As a non-Black director, presumably there were times when you’ve had to try to understand the implications of something unfamiliar to you.
It’s a conversation that me, Donald, and Steve have all the time. Sometimes I’ll get the context of something wrong and present it in a weird way and then they end up liking it! That’s the combustible, exciting thing at the center of the show, like an overlap of multiple perspectives. All of our hands are on the Ouija board in some way, and we trust each other enough that we just tend to let it take us wherever it wants to go.
You just talked about getting the context wrong sometimes. So many Atlanta episodes dig into how white people project things onto Blackness, or depict whiteness and wrestle over cultural co-optation.
That’s absolutely true. And also, in the pilot, Earn was an outsider. He’s a Princeton dropout who walked into this world where his cousin was an upcoming rapper and he got roasted by people in this world for not understanding the culture, you know? So I think it’s always been about people who are slightly outside looking in.
In the finale, there’s the scene where the Black sushi chef is lecturing the gang about how Popeyes sells a fake version of Black culture back to the community. But the chef is a pretty terrifying figure, so the viewer is being pulled in multiple directions.
Yeah, I think the Atlanta code is that everybody’s right and everybody’s wrong at the same time.
You’re continuing your collaboration with Donald Glover, working on his new show Mr. & Mrs. Smith. Does it require a completely different kind of visual vocabulary?

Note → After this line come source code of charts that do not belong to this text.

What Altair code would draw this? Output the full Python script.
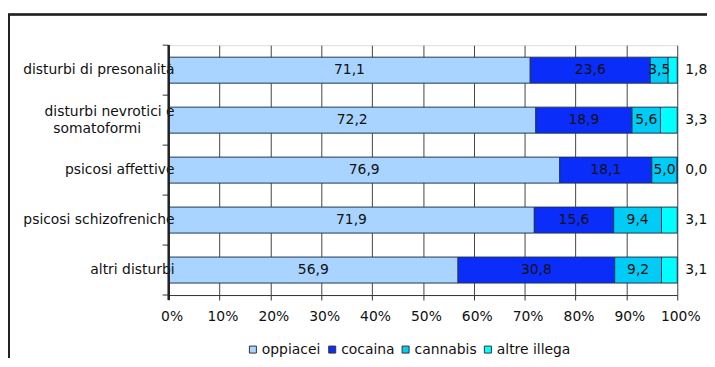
import altair as alt
import pandas as pd

categories = ["disturbi di presonalità", "disturbi nevrotici e somatoformi",
              "psicosi affettive", "psicosi schizofreniche", "altri disturbi"]
label_line1 = ["disturbi di presonalità", "disturbi nevrotici e",
               "psicosi affettive", "psicosi schizofreniche", "altri disturbi"]
label_line2 = ["", "somatoformi", "", "", ""]
series = ["oppiacei", "cocaina", "cannabis", "altre  illega"]
oppiacei = [71.1, 72.2, 76.9, 71.9, 56.9]
cocaina = [23.6, 18.9, 18.1, 15.6, 30.8]
cannabis = [3.5, 5.6, 5.0, 9.4, 9.2]
altre = [1.8, 3.3, 0.0, 3.1, 3.1]
colors = ["#A9D4FF", "#0A2DFA", "#00CCF5", "#00FFFF"]
x_ticks = [0, 10, 20, 30, 40, 50, 60, 70, 80, 90, 100]

rows = []
for i, c in enumerate(categories):
    start = 0.0
    for j, (s, vals) in enumerate(zip(series, [oppiacei, cocaina, cannabis, altre])):
        v = vals[i]
        rows.append({"cat": c, "serie": s, "order": j, "v": v,
                     "x0": start, "x1": start + v,
                     "mid": start + v / 2,
                     "lab": f"{v:.1f}".replace(".", ","),
                     "outside": j == 3})
        start += v
df = pd.DataFrame(rows)

labs = pd.DataFrame({"cat": categories, "l1": label_line1, "l2": label_line2})
labs["two"] = labs["l2"] != ""

FONT = "DejaVu Sans"

ycat = alt.Y("cat:N", sort=categories, title=None,
             scale=alt.Scale(paddingInner=0.48, paddingOuter=0.24),
             axis=None)

xq = alt.X("x0:Q", title=None,
           scale=alt.Scale(domain=[0, 100], nice=False),
           axis=alt.Axis(values=x_ticks, labelExpr="datum.value + '%'",
                         grid=True, gridColor="#444", gridWidth=1,
                         domainColor="#333", tickColor="#333", tickSize=5,
                         labelFlush=False, labelOffset=3,
                         labelFont=FONT, labelFontSize=14, labelColor="#111",
                         labelPadding=10))

bars = alt.Chart(df).mark_bar(stroke="#22364f", strokeWidth=1).encode(
    y=ycat,
    x=xq,
    x2="x1:Q",
    color=alt.Color("serie:N", sort=series,
                    scale=alt.Scale(domain=series, range=colors),
                    legend=alt.Legend(title=None, orient="none", direction="horizontal",
                                      legendX=78, legendY=300,
                                      symbolType="square", symbolSize=50,
                                      symbolStrokeColor="#333", symbolStrokeWidth=1,
                                      labelFont=FONT, labelFontSize=14,
                                      labelColor="#111", labelOffset=2,
                                      gridAlign="none", columnPadding=4)),
    order="order:Q",
)

inside = alt.Chart(df[~df["outside"]]).mark_text(font=FONT, fontSize=14, color="#111").encode(
    y=alt.Y("cat:N", sort=categories),
    x=alt.X("mid:Q"),
    text="lab:N",
)

outside_df = df[df["outside"]].assign(xe=100.0)
outside = alt.Chart(outside_df).mark_text(font=FONT, fontSize=14, color="#111",
                                          align="left", dx=8).encode(
    y=alt.Y("cat:N", sort=categories),
    x=alt.X("xe:Q"),
    text="lab:N",
)

ylab_single = alt.Chart(labs[~labs["two"]]).mark_text(
    font=FONT, fontSize=14, color="#111", align="right").encode(
    y=alt.Y("cat:N", sort=categories), x=alt.value(6), text="l1:N")
ylab_first = alt.Chart(labs[labs["two"]]).mark_text(
    font=FONT, fontSize=14, color="#111", align="right", dy=-8).encode(
    y=alt.Y("cat:N", sort=categories), x=alt.value(6), text="l1:N")
ylab_second = alt.Chart(labs[labs["two"]]).mark_text(
    font=FONT, fontSize=14, color="#111", align="center", dy=9).encode(
    y=alt.Y("cat:N", sort=categories), x=alt.value(-72), text="l2:N")

main = alt.layer(bars, inside, outside, ylab_single, ylab_first, ylab_second)

bounds = pd.DataFrame({"b": [0, 1, 2, 3, 4, 5]})
yticks = alt.Chart(bounds).mark_rule(color="#333", strokeWidth=1).encode(
    y=alt.Y("b:Q", scale=alt.Scale(domain=[0, 5], nice=False), axis=None),
    x=alt.value(-6), x2=alt.value(0),
)
yline = alt.Chart(bounds).mark_rule(color="#222", strokeWidth=1.5).encode(
    x=alt.value(0), y=alt.value(0), y2=alt.value(257),
)
frame_v = alt.Chart(bounds).mark_rule(color="#222", strokeWidth=2).encode(
    x=alt.value(-161), y=alt.value(-31), y2=alt.value(400),
)
frame_h = alt.Chart(bounds).mark_rule(color="#222", strokeWidth=1.5).encode(
    y=alt.value(-31), x=alt.value(-162), x2=alt.value(700),
)

chart = alt.layer(main, yticks, yline, frame_v, frame_h).resolve_scale(
    y="independent"
).properties(
    width=513, height=252,
    autosize=alt.AutoSizeParams(type="none"),
    padding={"left": 162, "top": 36, "right": 30, "bottom": 62},
).configure_view(stroke="#999", strokeWidth=1).configure(background="white")

chart.save("out.html", embed_options={"renderer": "svg", "actions": False})
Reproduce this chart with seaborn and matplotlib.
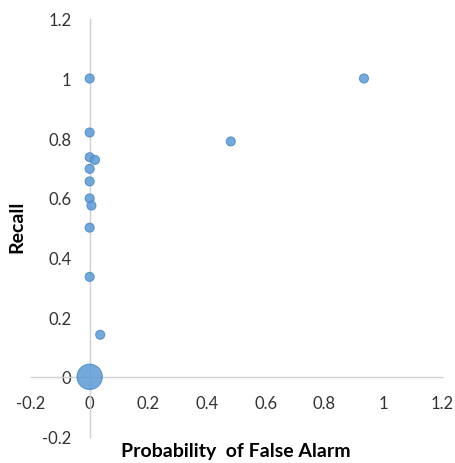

Yeah, it’s a completely different thing. The incredible thing about Atlanta is, it doesn’t promise you anything other than that you’ll be with these people for 30 minutes. There’s no set expectations for language or genre or how much comedy or drama should be in it. But you expect certain things out of a spy-related story, so it becomes a conversation about when do we lean into those, and when do we subvert them?
So what are the chances of bringing Atlanta characters back to life in the future? Between Alfred’s dancing in “Crank that Killer” and his and Earn’s rendition of “Old MacDonald” in the finale, I’d like to see a special Broadway musical episode of Atlanta.
The only way this show comes back is as a Broadway musical! [Laughs.]
So a future season or one-off is not something you’ve toyed with?
We often joke that we’ll come back when we’re all 70. It’ll be called Atlanta: Lottie’s Revenge. If there’s a good story to tell, I think we’re all open to the idea of reopening the door. But it feels right to have this [finale] as a punctuation point.
This interview has been condensed and edited for clarity.